Lung Cancer: Symptoms and Treatment
What is Lung Cancer?
Lung cancer is a type of cancer that starts in the lungs. Cancer starts when cells in the body begin to grow out of control. Lung cancers typically start in the cells lining the bronchi and parts of the lung such as the bronchioles or alveoli.
Types of Lung Cancer
1. Non-small cell. About 85% of this cancer is non-small cell type. This type occurs mainly in people who smoke or used to smoke, but it is also the most common type seen in people who don’t smoke. This may include the following:
- Squamous cell carcinoma
- Large cell carcinoma
2. Small cell type. This tends to grow and spread faster than non-small cells. In most people with this type, cancer has already spread beyond the lungs at the time it is diagnosed. Since this cancer grows quickly, it tends to respond well to chemotherapy and radiation therapy.
3.Cancers that spread to the lungs. Cancers that start in other organs such as the kidney, pancreas, skin, or breast can metastasize to the lungs.
Symptoms of Lung Cancer
- Losing weight without trying
- A new cough that doesn’t go away
- Bone pain
- Coughing up blood, even a small amount
- Shortness of breath
- Chest pain
How Smoking Leads to Lung Cancer?
Smoking can damage the cells that line the lungs. Inhaling cigarette smoke changes the lung tissue as it contains lung-cancer-causing substances. At first, your body may be able to repair this damage. Smoking addiction or chronic smoking, normal cells that line your lungs are increasingly damaged. Over time, the damage causes cells to act abnormally, and eventually, cancer may develop.
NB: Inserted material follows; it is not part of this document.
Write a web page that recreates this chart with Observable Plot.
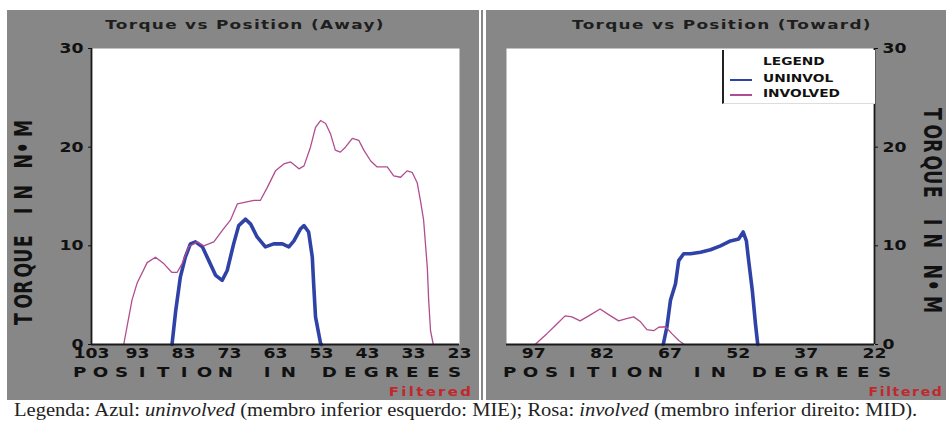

Your risk of lung cancer increases with the number of cigarettes you smoke each day and the number of years you have smoked. Quitting at any age can significantly lower your risk of developing lung cancer. Exposure to secondhand smoke also increases your risk of developing the condition.
Risk Factors of Lung Cancer
- Previous radiation therapy. If you’ve undergone radiation therapy to the chest for another type of cancer, you may have an increased risk of developing this condition.
- Exposure to radon gas. Unsafe levels of radon can accumulate in any building, including homes.
- Exposure to asbestos and other carcinogens. Workplace exposure to asbestos and other substances is known to cause cancer and can increase your risk of developing lung cancer, especially if you’re a smoker.
- Genetic. People with a parent, sibling, or child with this condition have an increased risk of the disease.
Treatment for Lung Cancer
The treatment plan is based on several factors such as your overall health, the type and stage of your cancer, and your preferences. Your doctor may also suggest comfort care to treat only the symptoms the cancer is causing, such as pain or shortness of breath. Surgery is the main treatment for cancer. It focuses on removing the affected tissues. If you have larger lung cancer, your doctor may recommend chemotherapy or radiation therapy before surgery in order to shrink cancer.
Radiation therapy is recommended for advanced lung cancers and those that have spread to other areas of the body. Chemotherapy may also be used before surgery to shrink cancers and make them easier to remove. In people with the advanced condition, chemotherapy can be used to relieve pain and other symptoms.
Medication Used for Lung Cancer Patients
Erlotinib. It treats patients with metastatic non-small cancer lung cell that has spread to the nearby tissues and other parts of the body. It is used in combination with other recommended treatments and therapy to successfully get rid of the affected tissues. It works by blocking the protein that signals the abnormal cells from growing and multiplying. This slows down or stops the growth of cancer cells.